What to produce
Repeat everything from the first line of the listing below through the line that contains "ax = fig.add_axes([47", exactly. Leave out pictures.

Material shown
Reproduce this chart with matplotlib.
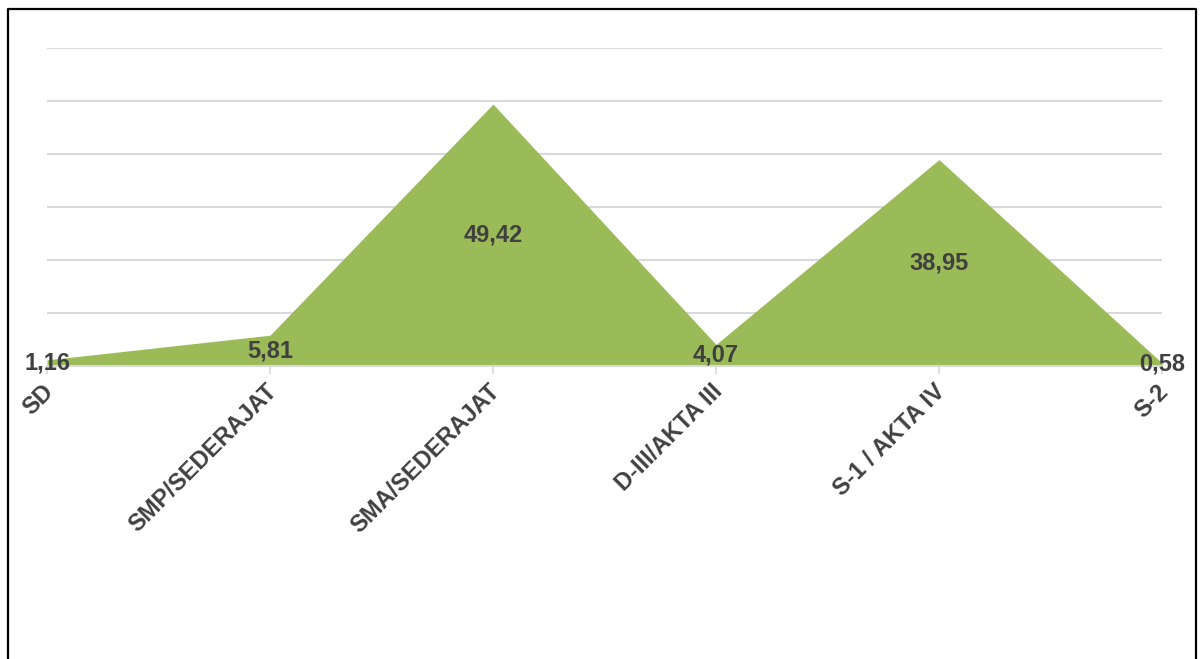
import matplotlib.pyplot as plt
import matplotlib.transforms as mtransforms
from matplotlib.lines import Line2D

# data
categories = ["SD", "SMP/SEDERAJAT", "SMA/SEDERAJAT", "D-III/AKTA III", "S-1 / AKTA IV", "S-2"]
values = [1.16, 5.81, 49.42, 4.07, 38.95, 0.58]
value_labels = ["1,16", "5,81", "49,42", "4,07", "38,95", "0,58"]

W, H = 1203, 659
fig = plt.figure(figsize=(W / 100, H / 100), dpi=100)
ax = fig.add_axes([47 / W, 1 - 366 / H, (1162 - 47) / W, (366 - 48) / H])

x = list(range(len(categories)))
ax.fill_between(x, values, 0, color="#9BBB59", linewidth=0, zorder=2)

ax.set_xlim(0, len(categories) - 1)
ax.set_ylim(0, 60)
ax.set_yticks(range(0, 61, 10))
ax.yaxis.grid(True, color="#d9d9d9", linewidth=1.5, zorder=0)
ax.tick_params(axis="y", left=False, labelleft=False)
for s in ["top", "right", "left"]:
    ax.spines[s].set_visible(False)
ax.spines["bottom"].set_color("#d9d9d9")
ax.spines["bottom"].set_linewidth(1.5)
ax.spines["bottom"].set_zorder(3)

ax.set_xticks(x)
ax.set_xticklabels(categories, rotation=45, ha="right", rotation_mode="anchor",
                   fontsize=17, fontweight="bold", color="#404040", family="Liberation Sans")
ax.tick_params(axis="x", length=6, width=1.2, color="#d9d9d9", pad=4)
shift = mtransforms.ScaledTranslation(-5 / 100, 0, fig.dpi_scale_trans)
for lbl in ax.get_xticklabels():
    lbl.set_transform(lbl.get_transform() + shift)

for xi, v, lab in zip(x, values, value_labels):
    ax.text(xi, v / 2, lab, ha="center", va="center", fontsize=17, fontweight="bold",
            color="#404040", family="Liberation Sans", zorder=5, clip_on=False)

# outer frame (open at the bottom)
fig.add_artist(Line2D([8 / W, 8 / W, 1196 / W, 1196 / W],
                      [-0.05, 1 - 8.5 / H, 1 - 8.5 / H, -0.05],
                      transform=fig.transFigure, color="black", linewidth=1.6))

fig.savefig("out.png", dpi=100)
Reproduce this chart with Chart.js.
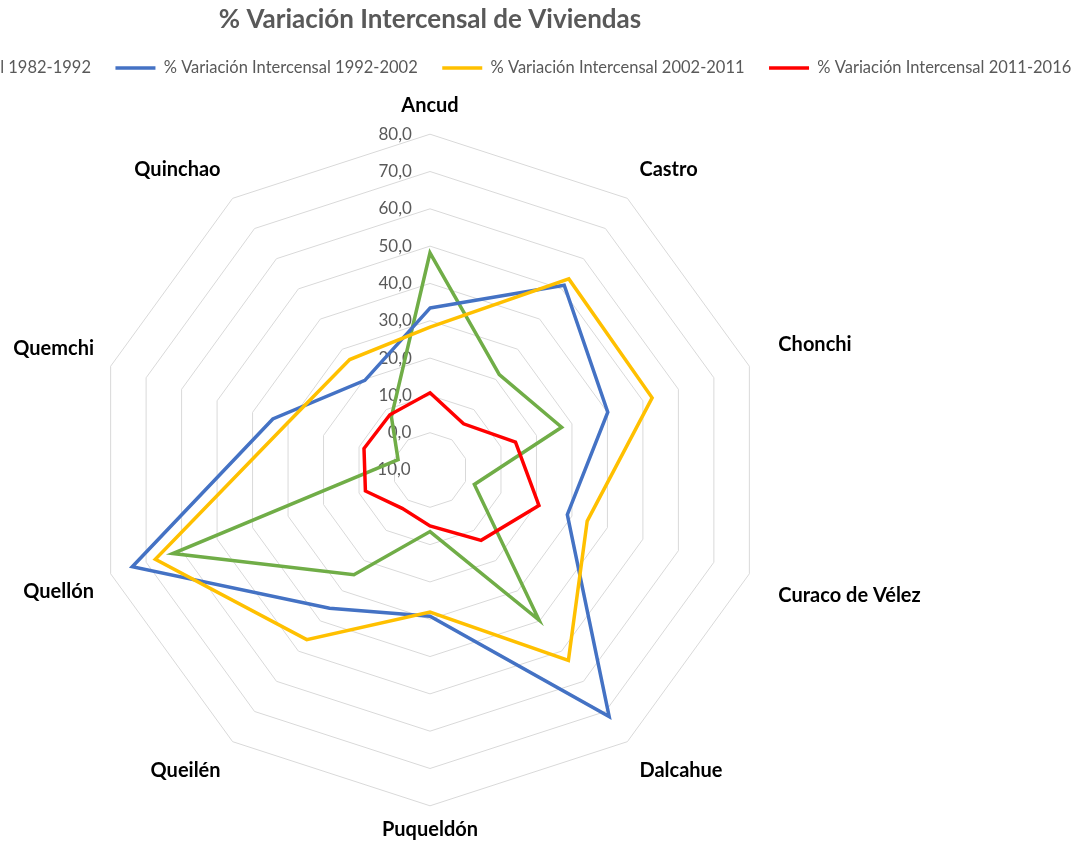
<!DOCTYPE html>
<html>
<head>
<meta charset="utf-8">
<script src="https://cdn.jsdelivr.net/npm/chart.js@4/dist/chart.umd.min.js"></script>
<style>
    body { margin: 0; background: #fff; overflow: hidden; }
    #wrap { position: absolute; left: -270px; top: 0; width: 1400px; height: 847px; }
</style>
</head>
<body>
<div id="wrap"><canvas id="chart"></canvas></div>
<script>
// Comunas
const comunas = ['Ancud', 'Castro', 'Chonchi', 'Curaco de Vélez', 'Dalcahue',
    'Puqueldón', 'Queilén', 'Quellón', 'Quemchi', 'Quinchao'];

// Series
const var1982 = [48.2, 21.6, 27.1, 2.5, 39.7, 6.5, 24.7, 62.5, -1.0, 7.6];
const var1992 = [33.4, 51.2, 40.1, 28.7, 71.7, 29.2, 35.8, 73.9, 34.3, 19.7];
const var2002 = [28.3, 53.3, 52.6, 34.3, 53.1, 28.1, 46.2, 67.4, 30.3, 26.6];
const var2011 = [10.7, 5.3, 14.1, 20.7, 13.3, 5.0, 2.7, 8.2, 8.6, 8.3];

const seriesNames = [
    '% Variación Intercensal 1982-1992',
    '% Variación Intercensal 1992-2002',
    '% Variación Intercensal 2002-2011',
    '% Variación Intercensal 2011-2016'
];
const seriesColors = ['#70AD47', '#4472C4', '#FFC000', '#FF0000'];

// Axis range
const axisMin = -10;
const axisMax = 80;
const axisStep = 10;

// Tick labels sit left of the axis, right edge aligned
const tickFont = '17px Lato';
const measureCtx = document.createElement('canvas').getContext('2d');
measureCtx.font = tickFont;
function tickLabel(value) {
    const label = value.toFixed(1).replace('.', ',');
    const w = measureCtx.measureText(label).width;
    const s = measureCtx.measureText(' ').width;
    const n = Math.round((w + 38) / s);
    return label + ' '.repeat(n);
}

// Point label distance from the outer ring
function labelPadding(ctx) {
    switch (ctx.index) {
        case 0: return 2;          // Ancud
        case 5: return 1;          // Puqueldón
        case 2: case 3: return 20; // right side
        case 7: case 8: return 7;  // left side
        default: return 10;        // diagonals
    }
}

function labelFont(ctx) {
    // taller box above Ancud keeps it clear of the legend
    return { family: 'Lato', size: 20, weight: 'bold', lineHeight: ctx.index === 0 ? 1.575 : 1.2 };
}

const allSeries = [var1982, var1992, var2002, var2011];

const datasets = allSeries.map((values, i) => ({
    label: seriesNames[i],
    data: values,
    borderColor: seriesColors[i],
    backgroundColor: seriesColors[i],
    borderWidth: 3.5,
    fill: false,
    pointRadius: 0,
    pointStyle: 'line',
    order: allSeries.length - i
}));

new Chart(document.getElementById('chart'), {
    type: 'radar',
    data: {
        labels: comunas,
        datasets: datasets
    },
    options: {
        responsive: true,
        maintainAspectRatio: false,
        animation: false,
        layout: { padding: { top: 4, bottom: 0 } },
        elements: { line: { tension: 0 } },
        plugins: {
            title: {
                display: true,
                text: '% Variación Intercensal de Viviendas',
                color: '#595959',
                font: { family: 'Lato', size: 26, weight: 'bold' },
                padding: { top: 0, bottom: 0 }
            },
            legend: {
                position: 'top',
                labels: {
                    color: '#595959',
                    font: { family: 'Lato', size: 16.5 },
                    usePointStyle: true,
                    pointStyleWidth: 40,
                    padding: 24.5,
                    sort: (a, b) => a.datasetIndex - b.datasetIndex
                }
            },
            tooltip: { enabled: false }
        },
        scales: {
            r: {
                min: axisMin,
                max: axisMax,
                angleLines: { display: false },
                grid: { color: '#D9D9D9', lineWidth: 1 },
                ticks: {
                    stepSize: axisStep,
                    showLabelBackdrop: false,
                    color: '#595959',
                    font: { family: 'Lato', size: 17 },
                    callback: (value) => tickLabel(value)
                },
                pointLabels: {
                    color: '#000000',
                    font: labelFont,
                    padding: labelPadding
                }
            }
        }
    }
});
</script>
</body>
</html>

Task result
Reproduce this chart with matplotlib.
import matplotlib.pyplot as plt
import matplotlib.transforms as mtransforms
from matplotlib.lines import Line2D

# data
categories = ["SD", "SMP/SEDERAJAT", "SMA/SEDERAJAT", "D-III/AKTA III", "S-1 / AKTA IV", "S-2"]
values = [1.16, 5.81, 49.42, 4.07, 38.95, 0.58]
value_labels = ["1,16", "5,81", "49,42", "4,07", "38,95", "0,58"]

W, H = 1203, 659
fig = plt.figure(figsize=(W / 100, H / 100), dpi=100)
ax = fig.add_axes([47 / W, 1 - 366 / H, (1162 - 47) / W, (366 - 48) / H])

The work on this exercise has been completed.